== PROBLEM TO SOLVE ==
Exactly as written, write out the lines below from the first to the one containing "90, 90, 90];", inclusive. Pictures do not belong in the copy.

== GIVEN INFORMATION ==
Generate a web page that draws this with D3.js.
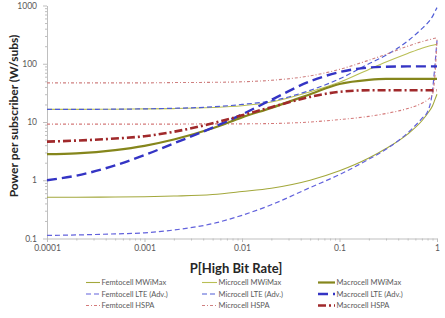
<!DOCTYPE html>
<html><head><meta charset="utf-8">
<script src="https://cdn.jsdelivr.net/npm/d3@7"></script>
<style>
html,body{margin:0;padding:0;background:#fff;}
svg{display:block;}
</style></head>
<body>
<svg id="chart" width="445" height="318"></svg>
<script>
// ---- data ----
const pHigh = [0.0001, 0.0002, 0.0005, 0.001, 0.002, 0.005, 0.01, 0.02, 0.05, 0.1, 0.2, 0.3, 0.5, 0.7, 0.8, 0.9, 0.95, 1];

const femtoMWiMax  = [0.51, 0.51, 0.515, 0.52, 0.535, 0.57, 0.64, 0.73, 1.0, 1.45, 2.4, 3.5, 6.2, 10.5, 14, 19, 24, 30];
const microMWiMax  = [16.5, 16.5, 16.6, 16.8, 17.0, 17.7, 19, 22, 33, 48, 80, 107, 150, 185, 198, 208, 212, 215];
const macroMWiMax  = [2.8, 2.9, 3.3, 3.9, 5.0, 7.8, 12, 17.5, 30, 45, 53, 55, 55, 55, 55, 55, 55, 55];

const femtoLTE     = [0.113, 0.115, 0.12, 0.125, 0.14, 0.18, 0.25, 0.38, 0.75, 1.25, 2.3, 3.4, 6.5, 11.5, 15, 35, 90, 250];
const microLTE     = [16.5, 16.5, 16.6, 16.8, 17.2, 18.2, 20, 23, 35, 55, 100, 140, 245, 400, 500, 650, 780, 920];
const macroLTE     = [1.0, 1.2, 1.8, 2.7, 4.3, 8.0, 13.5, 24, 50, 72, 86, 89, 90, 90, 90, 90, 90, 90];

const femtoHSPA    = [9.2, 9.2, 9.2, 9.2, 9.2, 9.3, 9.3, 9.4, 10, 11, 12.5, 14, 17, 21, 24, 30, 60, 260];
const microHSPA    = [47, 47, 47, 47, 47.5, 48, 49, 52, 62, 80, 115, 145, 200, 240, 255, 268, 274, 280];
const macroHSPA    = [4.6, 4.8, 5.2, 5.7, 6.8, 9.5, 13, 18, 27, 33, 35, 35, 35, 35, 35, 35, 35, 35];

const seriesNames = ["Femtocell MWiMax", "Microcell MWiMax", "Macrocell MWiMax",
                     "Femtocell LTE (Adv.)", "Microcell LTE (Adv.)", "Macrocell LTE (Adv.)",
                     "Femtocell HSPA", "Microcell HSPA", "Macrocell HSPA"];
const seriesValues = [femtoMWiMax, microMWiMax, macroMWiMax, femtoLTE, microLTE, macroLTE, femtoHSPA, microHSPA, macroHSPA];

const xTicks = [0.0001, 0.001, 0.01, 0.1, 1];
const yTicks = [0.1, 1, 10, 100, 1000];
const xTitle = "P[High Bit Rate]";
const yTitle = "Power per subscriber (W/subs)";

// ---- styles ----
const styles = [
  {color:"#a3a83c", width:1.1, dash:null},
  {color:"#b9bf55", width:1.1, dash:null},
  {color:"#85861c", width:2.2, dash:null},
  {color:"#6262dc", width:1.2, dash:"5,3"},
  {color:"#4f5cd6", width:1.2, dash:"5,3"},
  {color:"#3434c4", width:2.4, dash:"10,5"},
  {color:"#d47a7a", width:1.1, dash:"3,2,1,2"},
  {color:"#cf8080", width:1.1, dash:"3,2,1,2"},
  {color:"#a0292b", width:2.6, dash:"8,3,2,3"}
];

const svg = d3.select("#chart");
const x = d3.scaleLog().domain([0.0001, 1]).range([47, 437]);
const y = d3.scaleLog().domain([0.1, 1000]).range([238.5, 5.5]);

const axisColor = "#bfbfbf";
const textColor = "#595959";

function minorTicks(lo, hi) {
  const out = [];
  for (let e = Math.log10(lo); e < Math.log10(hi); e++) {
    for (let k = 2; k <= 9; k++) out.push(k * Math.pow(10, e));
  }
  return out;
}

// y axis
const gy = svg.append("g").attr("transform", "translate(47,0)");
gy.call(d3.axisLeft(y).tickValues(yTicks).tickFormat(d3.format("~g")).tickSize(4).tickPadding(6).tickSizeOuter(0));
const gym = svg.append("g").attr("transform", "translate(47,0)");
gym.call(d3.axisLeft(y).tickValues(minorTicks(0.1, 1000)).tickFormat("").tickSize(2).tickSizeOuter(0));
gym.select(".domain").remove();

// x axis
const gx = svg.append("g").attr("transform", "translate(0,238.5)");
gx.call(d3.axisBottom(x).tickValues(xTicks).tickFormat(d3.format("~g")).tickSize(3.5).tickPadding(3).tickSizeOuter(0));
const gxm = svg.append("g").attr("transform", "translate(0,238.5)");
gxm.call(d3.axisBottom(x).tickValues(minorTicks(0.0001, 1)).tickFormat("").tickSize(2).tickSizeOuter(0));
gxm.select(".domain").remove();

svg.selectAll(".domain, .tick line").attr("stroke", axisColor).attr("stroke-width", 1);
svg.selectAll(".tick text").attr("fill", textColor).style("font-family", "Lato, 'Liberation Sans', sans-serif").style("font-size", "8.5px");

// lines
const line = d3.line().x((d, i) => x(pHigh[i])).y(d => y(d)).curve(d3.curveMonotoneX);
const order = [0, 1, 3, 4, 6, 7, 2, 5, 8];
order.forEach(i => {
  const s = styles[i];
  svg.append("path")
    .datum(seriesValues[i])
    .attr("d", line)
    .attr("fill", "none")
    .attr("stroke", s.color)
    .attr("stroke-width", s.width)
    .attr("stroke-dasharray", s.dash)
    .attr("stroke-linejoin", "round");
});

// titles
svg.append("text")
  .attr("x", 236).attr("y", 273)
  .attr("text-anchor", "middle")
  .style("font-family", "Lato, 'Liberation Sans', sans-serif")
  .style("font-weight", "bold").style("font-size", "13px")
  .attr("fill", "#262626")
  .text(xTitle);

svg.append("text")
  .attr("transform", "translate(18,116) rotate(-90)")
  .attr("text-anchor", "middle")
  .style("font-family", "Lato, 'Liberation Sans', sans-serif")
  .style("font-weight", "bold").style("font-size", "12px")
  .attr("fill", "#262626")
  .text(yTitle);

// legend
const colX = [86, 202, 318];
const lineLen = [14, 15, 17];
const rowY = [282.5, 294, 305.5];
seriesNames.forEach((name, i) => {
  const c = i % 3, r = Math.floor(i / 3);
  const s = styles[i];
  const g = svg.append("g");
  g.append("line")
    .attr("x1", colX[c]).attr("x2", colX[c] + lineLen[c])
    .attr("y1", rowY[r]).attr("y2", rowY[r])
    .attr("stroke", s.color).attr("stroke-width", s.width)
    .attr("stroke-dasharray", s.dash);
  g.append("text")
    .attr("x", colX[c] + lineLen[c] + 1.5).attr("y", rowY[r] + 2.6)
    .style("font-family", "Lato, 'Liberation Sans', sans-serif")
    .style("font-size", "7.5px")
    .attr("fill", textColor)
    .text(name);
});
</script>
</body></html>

== IN RESPONSE ==
Generate a web page that draws this with D3.js.
<!DOCTYPE html>
<html><head><meta charset="utf-8">
<script src="https://cdn.jsdelivr.net/npm/d3@7"></script>
<style>
html,body{margin:0;padding:0;background:#fff;}
svg{display:block;}
</style></head>
<body>
<svg id="chart" width="445" height="318"></svg>
<script>
// ---- data ----
const pHigh = [0.0001, 0.0002, 0.0005, 0.001, 0.002, 0.005, 0.01, 0.02, 0.05, 0.1, 0.2, 0.3, 0.5, 0.7, 0.8, 0.9, 0.95, 1];

const femtoMWiMax  = [0.51, 0.51, 0.515, 0.52, 0.535, 0.57, 0.64, 0.73, 1.0, 1.45, 2.4, 3.5, 6.2, 10.5, 14, 19, 24, 30];
const microMWiMax  = [16.5, 16.5, 16.6, 16.8, 17.0, 17.7, 19, 22, 33, 48, 80, 107, 150, 185, 198, 208, 212, 215];
const macroMWiMax  = [2.8, 2.9, 3.3, 3.9, 5.0, 7.8, 12, 17.5, 30, 45, 53, 55, 55, 55, 55, 55, 55, 55];

const femtoLTE     = [0.113, 0.115, 0.12, 0.125, 0.14, 0.18, 0.25, 0.38, 0.75, 1.25, 2.3, 3.4, 6.5, 11.5, 15, 35, 90, 250];
const microLTE     = [16.5, 16.5, 16.6, 16.8, 17.2, 18.2, 20, 23, 35, 55, 100, 140, 245, 400, 500, 650, 780, 920];
const macroLTE     = [1.0, 1.2, 1.8, 2.7, 4.3, 8.0, 13.5, 24, 50, 72, 86, 89, 90, 90, 90, 90, 90, 90];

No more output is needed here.